A singhiozzo, chiederà ciò di cui non sa privarsi, ed é molto: i Saggi di critica letteraria di Canello (anch'egli allievo di Bonn), La Favola e le Favole di Lessing, per uno studio sul folklore siciliano da allegare alla tesi di laurea.
Oppure si tratta di saggi di storia o dei Nibelunghi, lasciati nella «cassa», custodita da Annetta, e invece indispensabili. Gli devono infatti essere spediti al più presto
«i seguenti libri, che troverete nella mia cassa:

1° Enrico Hallam: l'Europa nel medio-evo;
2° Gervinus: Storia della rivoluzione Greca (non so bene se é di Gervinus, ma ad ogni modo il titolo é giusto - credo che siano due volumi);
3° La Rovina dei Nibelunghi, traduzione di A.Gabrielli».
Anche il Firenzuola, così spesso additato da d'Annunzio quale modello di lingua dovrà varcare le Alpi:
«Prego Annetta d'inviarmi dalla mia cassa di libri le Opere di Agnolo Firenzuola, due volumi», mentre per lo studio su Cecco Angiolieri, a cui si accinge, deve assolutamente recuperare appunti e libri:
1°) Un fascio di carta (doppia, a quadretti) dove son trascritti da me i sonetti di Cecco Angiolieri - secondo il codice Chigiano, sui quali devo fare uno studio insieme ad altri di poeti umoristici del XIII secolo.
2°) Brunetto Latini, di Rodolfo Renier.
3°) D'Ancona, Studi di crit. e di storia letteraria.
4°) G. Trezza, Studi critici».


Allo scadere del soggiorno tedesco, nell'aprile 1891, i libri saranno così numerosi che si propone un vero e proprio trasloco. A quelli che sono emigrati si sommano i nuovi acquisti, sia per la personale «biblioteca fílologica» («attrezzi» dice «del mio mestiere»), sia per alimentare l'artista invero ridimensionato a Bonn, ma non mai messo a tacere. Andrà infatti collocato in Germania l'incontro con Chamisso, Richter o Tieck, quando rinverdiscono anche antiche predilezioni come Heine o Lenau.

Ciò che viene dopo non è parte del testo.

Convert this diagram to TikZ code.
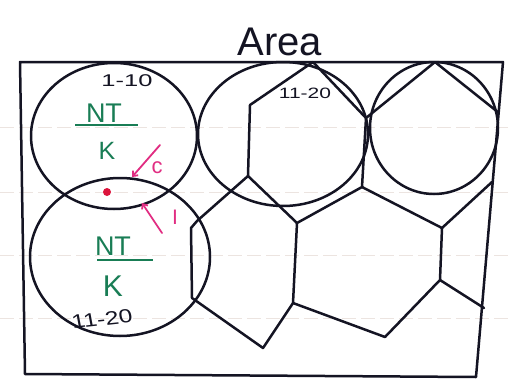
\documentclass[tikz,border=0pt]{standalone}
\usepackage{fontspec}
\setmainfont{Liberation Sans}
\usetikzlibrary{arrows.meta}
\definecolor{ink}{RGB}{20,20,35}
\definecolor{grn}{RGB}{25,125,85}
\definecolor{pnk}{RGB}{225,45,130}
\definecolor{reddot}{RGB}{220,20,60}
\definecolor{ruling}{RGB}{236,228,224}
\begin{document}
\begin{tikzpicture}[x=1pt,y=-1pt,
  pen/.style={draw=ink,line width=2.5pt,line join=round,line cap=round},
  inktext/.style={text=ink,inner sep=0pt},
  grntext/.style={text=grn,inner sep=0pt},
  pnktext/.style={text=pnk,inner sep=0pt},
  pnkarrow/.style={draw=pnk,line width=1.8pt,line cap=round,-{Straight Barb[length=4pt,width=7pt]}}]
\fill[white] (0,0) rectangle (509,383);
\useasboundingbox (0,0) rectangle (509,383);
% faint ruled paper lines
\foreach \yy in {127,192,255,318}
  \draw[ruling,line width=0.8pt,dash pattern=on 14pt off 5pt] (0,\yy) -- (509,\yy);
% outer frame
\draw[pen] (20,62) -- (503,62) -- (476,377) -- (25,374) -- cycle;
% circles
\draw[pen] (114,136) ellipse [x radius=83, y radius=73];
\draw[pen] (120,257) ellipse [x radius=90, y radius=79];
\draw[pen] (283,134) ellipse [x radius=85, y radius=72];
\draw[pen] (434,128) ellipse [x radius=64, y radius=66];
% hexagons
\draw[pen] (313,62) -- (250,105) -- (248,176) -- (297,223) -- (362,187) -- (366,118) -- cycle;
\draw[pen] (435,62) -- (366,118);
\draw[pen] (362,187) -- (442,228) -- (492,182);
\draw[pen] (435,62) -- (499,113);
\draw[pen] (197,221) -- (248,176);
\draw[pen] (297,223) -- (293,303) -- (263,348) -- (192,298) -- (191,228) -- (197,221);
\draw[pen] (442,228) -- (440,280) -- (385,337) -- (293,303);
\draw[pen] (440,280) -- (484,308);
% texts
\node[inktext,font=\fontsize{40}{40}\selectfont,anchor=base] (title) at (280,55) {Area};
\node[inktext,font=\fontsize{17}{17}\selectfont,xscale=1.5] (r1) at (127,81) {1-10};
\node[inktext,font=\fontsize{15}{15}\selectfont,xscale=1.4] (r2) at (305,93) {11-20};
\node[inktext,font=\fontsize{19}{19}\selectfont,xscale=1.3,rotate=8] (r3) at (102,319) {11-20};
\node[grntext,font=\fontsize{27}{27}\selectfont] (nt1) at (104,113) {NT};
\draw[grn,line width=2pt] (75,125) -- (138,125);
\node[grntext,font=\fontsize{25}{25}\selectfont] (k1) at (107,151) {K};
\node[grntext,font=\fontsize{27}{27}\selectfont] (nt2) at (113,246) {NT};
\draw[grn,line width=2pt] (97,260) -- (153,260);
\node[grntext,font=\fontsize{30}{30}\selectfont] (k2) at (113,286) {K};
% pink marks
\fill[reddot] (107,192) circle (4);
\coordinate (c0) at (160,145);
\coordinate (c1) at (132,177);
\draw[pnkarrow] (c0) -- (c1);
\node[pnktext,font=\fontsize{22}{22}\selectfont] (cl) at (157,168) {c};
\coordinate (i0) at (162,233);
\coordinate (i1) at (142,203);
\draw[pnkarrow] (i0) -- (i1);
\node[pnktext,font=\fontsize{21}{21}\selectfont] (il) at (175,217) {I};
\end{tikzpicture}
\end{document}
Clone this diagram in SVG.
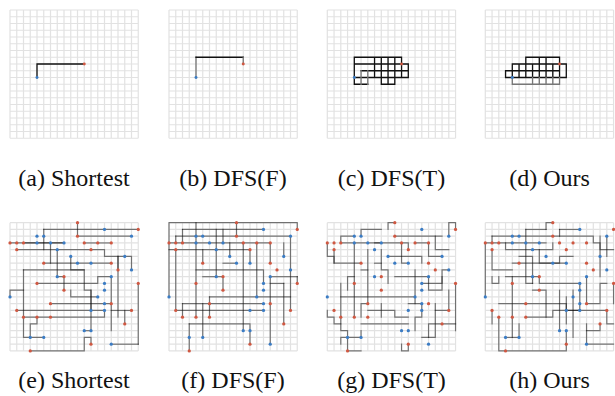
<svg xmlns="http://www.w3.org/2000/svg" width="615" height="396" viewBox="0 0 615 396">
<style>
.grid{fill:none;stroke:#e2e2e2;stroke-width:1.2;vector-effect:non-scaling-stroke}
.p{fill:none;stroke:#111;stroke-width:1.3;vector-effect:non-scaling-stroke;stroke-linecap:square}
.g{fill:none;stroke:#777;stroke-width:1.3;vector-effect:non-scaling-stroke;stroke-linecap:square}
.q{fill:none;stroke:#000;stroke-opacity:.5;stroke-width:1.2;vector-effect:non-scaling-stroke;stroke-linecap:square}
.s{fill:#3b7cc4}
.t{fill:#cf5842}
text{font-family:"Liberation Serif","Times New Roman",serif;font-size:24px;text-anchor:middle;fill:#111}
</style>
<defs>
<path id="gridpath" class="grid" d="M0 0H19M0 1H19M0 2H19M0 3H19M0 4H19M0 5H19M0 6H19M0 7H19M0 8H19M0 9H19M0 10H19M0 11H19M0 12H19M0 13H19M0 14H19M0 15H19M0 16H19M0 17H19M0 18H19M0 19H19M0 0V19M1 0V19M2 0V19M3 0V19M4 0V19M5 0V19M6 0V19M7 0V19M8 0V19M9 0V19M10 0V19M11 0V19M12 0V19M13 0V19M14 0V19M15 0V19M16 0V19M17 0V19M18 0V19M19 0V19"/>
<g id="dots">
<g class="s">
<circle cx="14" cy="1" r=".24"/><circle cx="4" cy="2" r=".24"/><circle cx="5" cy="2" r=".24"/><circle cx="18" cy="2" r=".24"/><circle cx="4" cy="3" r=".24"/><circle cx="6" cy="3" r=".24"/><circle cx="8" cy="3" r=".24"/><circle cx="7" cy="4" r=".24"/><circle cx="9" cy="5" r=".24"/><circle cx="17" cy="5" r=".24"/><circle cx="10" cy="6" r=".24"/><circle cx="12" cy="6" r=".24"/><circle cx="18" cy="7" r=".24"/><circle cx="7" cy="8" r=".24"/><circle cx="15" cy="8" r=".24"/><circle cx="14" cy="9" r=".24"/><circle cx="14" cy="10" r=".24"/><circle cx="0" cy="11" r=".24"/><circle cx="13" cy="11" r=".24"/><circle cx="14" cy="12" r=".24"/><circle cx="12" cy="13" r=".24"/><circle cx="14" cy="13" r=".24"/><circle cx="11" cy="16" r=".24"/><circle cx="12" cy="16" r=".24"/><circle cx="3" cy="17" r=".24"/><circle cx="5" cy="17" r=".24"/><circle cx="15" cy="18" r=".24"/>
</g>
<g class="t">
<circle cx="10" cy="0" r=".24"/><circle cx="19" cy="1" r=".24"/><circle cx="10" cy="2" r=".24"/><circle cx="0" cy="3" r=".24"/><circle cx="1" cy="3" r=".24"/><circle cx="2" cy="3" r=".24"/><circle cx="11" cy="3" r=".24"/><circle cx="13" cy="3" r=".24"/><circle cx="15" cy="3" r=".24"/><circle cx="1" cy="4" r=".24"/><circle cx="12" cy="4" r=".24"/><circle cx="5" cy="6" r=".24"/><circle cx="15" cy="6" r=".24"/><circle cx="16" cy="7" r=".24"/><circle cx="8" cy="8" r=".24"/><circle cx="4" cy="9" r=".24"/><circle cx="19" cy="9" r=".24"/><circle cx="8" cy="10" r=".24"/><circle cx="6" cy="12" r=".24"/><circle cx="15" cy="12" r=".24"/><circle cx="1" cy="13" r=".24"/><circle cx="18" cy="13" r=".24"/><circle cx="2" cy="14" r=".24"/><circle cx="4" cy="14" r=".24"/><circle cx="6" cy="14" r=".24"/><circle cx="17" cy="15" r=".24"/><circle cx="12" cy="18" r=".24"/><circle cx="3" cy="19" r=".24"/>
</g>
</g>
</defs>
<rect width="615" height="396" fill="#fff"/>

<g id="panel-a" transform="translate(10,10) scale(6.75)">
<use href="#gridpath"/>
<g id="connectors-a"><path class="p" d="M4 10V8H11"/></g>
<circle class="s" cx="4" cy="10" r=".22"/><circle class="t" cx="11" cy="8" r=".22"/>
</g>
<g id="panel-b" transform="translate(169,10) scale(6.75)">
<use href="#gridpath"/>
<g id="connectors-b"><path class="g" d="M4 10V7"/><path class="p" d="M4 7H11"/><path class="g" d="M11 7V8"/></g>
<circle class="s" cx="4" cy="10" r=".22"/><circle class="t" cx="11" cy="8" r=".22"/>
</g>
<g id="panel-c" transform="translate(327.3,10) scale(6.75)">
<use href="#gridpath"/>
<g id="connectors-c">
<path class="p" d="M4 7H11M4 8H12M4 10H12M8 11H10M4 7V11M7 7V10M8 7V11M9 7V11M10 7V11M11 7V10M12 8V10M4 11H6M5 9H12"/>
<path class="g" d="M5 9V11M6 9V11"/>
</g>
<circle class="s" cx="4" cy="10" r=".22"/><circle class="t" cx="11" cy="8" r=".22"/>
</g>
<g id="panel-d" transform="translate(485.3,10) scale(6.75)">
<use href="#gridpath"/>
<g id="connectors-d">
<path class="p" d="M6 7H11M4 8H12M3 9H11M3 10H12M3 9V10M4 8V10M5 8V10M6 7V10M7 8V10M8 7V10M9 7V10M10 8V10M11 7V10M12 8V10"/>
<path class="g" d="M4 11H11M4 10V11M7 10V11M8 10V11M9 10V11M10 10V11M11 10V11"/>
</g>
<circle class="s" cx="4" cy="10" r=".22"/><circle class="t" cx="11" cy="8" r=".22"/>
</g>

<g id="panel-e" transform="translate(10,222.7) scale(6.75)">
<use href="#gridpath"/>
<g id="connectors-e">
<path class="q" d="M5 1H19"/><path class="q" d="M5 1V4"/><path class="q" d="M10 0V2H18"/>
<path class="q" d="M0 3H8"/><path class="q" d="M2 3H8"/><path class="q" d="M11 3H15"/>
<path class="q" d="M1 4H14V5H17"/><path class="q" d="M6 3V6"/><path class="q" d="M5 6H15"/>
<path class="q" d="M7 4V8"/><path class="q" d="M9 5V7H11V10H12V13"/><path class="q" d="M2 7V17H5"/>
<path class="q" d="M2 7H11"/><path class="q" d="M0 11V10H2"/><path class="q" d="M4 9H13V8H15"/>
<path class="q" d="M7 8H8V10"/><path class="q" d="M16 5V14"/><path class="q" d="M15 8V16"/>
<path class="q" d="M19 9V18"/><path class="q" d="M6 12H15"/><path class="q" d="M1 13H14"/>
<path class="q" d="M15 13H18"/><path class="q" d="M2 14H14V13"/><path class="q" d="M3 19H11V17H12V18"/>
<path class="q" d="M11 16H12"/><path class="q" d="M12 10V16"/><path class="q" d="M3 17V15H4V14"/>
<path class="q" d="M17 15V13"/><path class="q" d="M13 11H9V10"/><path class="q" d="M15 18H19"/>
<path class="q" d="M17 5H18V7"/><path class="q" d="M16 7V5"/>
</g>
<use href="#dots"/>
</g>

<g id="panel-f" transform="translate(169,222.7) scale(6.75)">
<use href="#gridpath"/>
<g id="connectors-f">
<path class="q" d="M0 11V0H19V1"/><path class="q" d="M4 0V14"/><path class="q" d="M2 1H14"/><path class="q" d="M2 1V3"/>
<path class="q" d="M1 2H18"/><path class="q" d="M1 2V3"/><path class="q" d="M1 4V13"/><path class="q" d="M0 3H15"/>
<path class="q" d="M0 4H12"/><path class="q" d="M5 4V6"/><path class="q" d="M7 1V8"/><path class="q" d="M8 1V3"/>
<path class="q" d="M9 3V5"/><path class="q" d="M10 0V2"/><path class="q" d="M11 3V16"/><path class="q" d="M12 4V6"/>
<path class="q" d="M12 16V18"/><path class="q" d="M13 3V11"/><path class="q" d="M15 3V6"/><path class="q" d="M15 8V18"/>
<path class="q" d="M17 3V5"/><path class="q" d="M17 9V15"/><path class="q" d="M18 2V13"/><path class="q" d="M19 8V9"/>
<path class="q" d="M8 6H10"/><path class="q" d="M4 7H14V9"/><path class="q" d="M5 8H8"/><path class="q" d="M15 8H19"/>
<path class="q" d="M15 9H17"/><path class="q" d="M6 11H18"/><path class="q" d="M6 11V14"/><path class="q" d="M2 12H14"/>
<path class="q" d="M2 12V14"/><path class="q" d="M1 13H14"/><path class="q" d="M3 15H12V16"/><path class="q" d="M3 15V19"/>
<path class="q" d="M5 12V17"/><path class="q" d="M8 8V10"/>
</g>
<use href="#dots"/>
</g>

<g id="panel-g" transform="translate(327.3,222.7) scale(6.75)">
<use href="#gridpath"/>
<g id="connectors-g">
<path class="q" d="M9 1V0H10"/><path class="q" d="M18 2V0H19V1"/><path class="q" d="M5 2V1H8"/><path class="q" d="M2 3V2H4"/>
<path class="q" d="M0 3V5H1V6H5"/><path class="q" d="M10 2H17"/><path class="q" d="M2 3H8"/><path class="q" d="M4 3V14"/>
<path class="q" d="M6 4V12H5V14"/><path class="q" d="M7 3H12V4"/><path class="q" d="M8 4V7H9V9"/><path class="q" d="M11 3V6H12"/>
<path class="q" d="M13 3H15V5H17"/><path class="q" d="M9 5H14V6"/><path class="q" d="M7 6H8"/><path class="q" d="M5 7H6"/>
<path class="q" d="M2 9V16H3V19H5"/><path class="q" d="M2 11H13"/><path class="q" d="M10 8H15"/><path class="q" d="M15 8V10H17V8"/>
<path class="q" d="M19 9V16"/><path class="q" d="M18 10V13H16V12"/><path class="q" d="M0 13V14H1V15H2"/><path class="q" d="M5 15H12"/>
<path class="q" d="M5 16V17H2V18"/><path class="q" d="M11 18V19H12V18"/><path class="q" d="M14 17H15V15H19"/><path class="q" d="M6 13H10V14H12"/>
<path class="q" d="M12 12H14V14H13V16"/><path class="q" d="M3 10V8H4"/><path class="q" d="M16 2V4H18"/><path class="q" d="M14 9H17V7H18"/>
<path class="q" d="M8 12V14"/><path class="q" d="M1 4V6"/><path class="q" d="M13 7V12"/><path class="q" d="M16 13V17H15"/>
</g>
<use href="#dots"/>
</g>

<g id="panel-h" transform="translate(485.3,222.7) scale(6.75)">
<use href="#gridpath"/>
<g id="connectors-h">
<path class="q" d="M9 1V0H10"/><path class="q" d="M6 1H9"/><path class="q" d="M6 1V9H7"/><path class="q" d="M11 1H14"/><path class="q" d="M11 1V2"/>
<path class="q" d="M1 2H16V3H17V4H19"/><path class="q" d="M1 2V3"/><path class="q" d="M0 3V11"/><path class="q" d="M0 3H9"/>
<path class="q" d="M3 3V4H10V3"/><path class="q" d="M8 4V6H11V5H13"/><path class="q" d="M5 5H7V9"/><path class="q" d="M1 4V7H4"/>
<path class="q" d="M4 6H12"/><path class="q" d="M17 2V8"/><path class="q" d="M18 2V5"/><path class="q" d="M1 8V9H2V8"/>
<path class="q" d="M3 8H8V9H14"/><path class="q" d="M4 8V17"/><path class="q" d="M2 12H12V15"/><path class="q" d="M14 9V13"/>
<path class="q" d="M15 8V12H17V9H18"/><path class="q" d="M19 9V12"/><path class="q" d="M12 11V13H18V15H19"/><path class="q" d="M1 13V15"/>
<path class="q" d="M2 14V19H12V18"/><path class="q" d="M6 14H10V13H14"/><path class="q" d="M5 15V17"/><path class="q" d="M3 17H5"/>
<path class="q" d="M11 16V10"/><path class="q" d="M12 16V18"/><path class="q" d="M13 10V17"/><path class="q" d="M15 15V18H19"/>
<path class="q" d="M17 15V16H15"/><path class="q" d="M7 10H9V14"/>
</g>
<use href="#dots"/>
</g>

<g id="labels">
<text x="74" y="186">(a) Shortest</text>
<text x="233" y="186">(b) DFS(F)</text>
<text x="391.5" y="186">(c) DFS(T)</text>
<text x="549.5" y="186">(d) Ours</text>
<text x="74" y="388">(e) Shortest</text>
<text x="233" y="388">(f) DFS(F)</text>
<text x="391.5" y="388">(g) DFS(T)</text>
<text x="549.5" y="388">(h) Ours</text>
</g>
</svg>
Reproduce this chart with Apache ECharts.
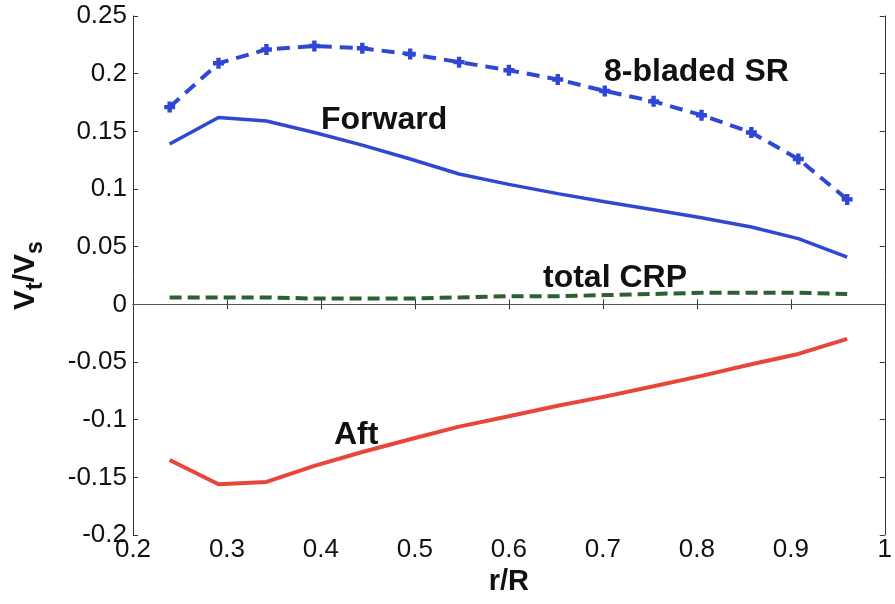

Pirandello si é oltremodo dedicato allo studio traendone almeno due importanti risultati: la laurea in glottologia e la definitiva avversione nei confronti della Scuola storica. Già da tempo però lamenta che i suoi studi «non imparano a vivere».


Insieme con lo «spettacolo della vita», Pirandello «fischia»  i suoi studi, il cui vantaggio - si rassegna - é quello di dare pane:
 «Non più versi, non più commedie, non più fantasie - tutta questa é merce che non dà pane... ma tedesco e tedesco e poi tedesco, e glottologia e filologia e lessicografia, e chi non schiatta é bravo!».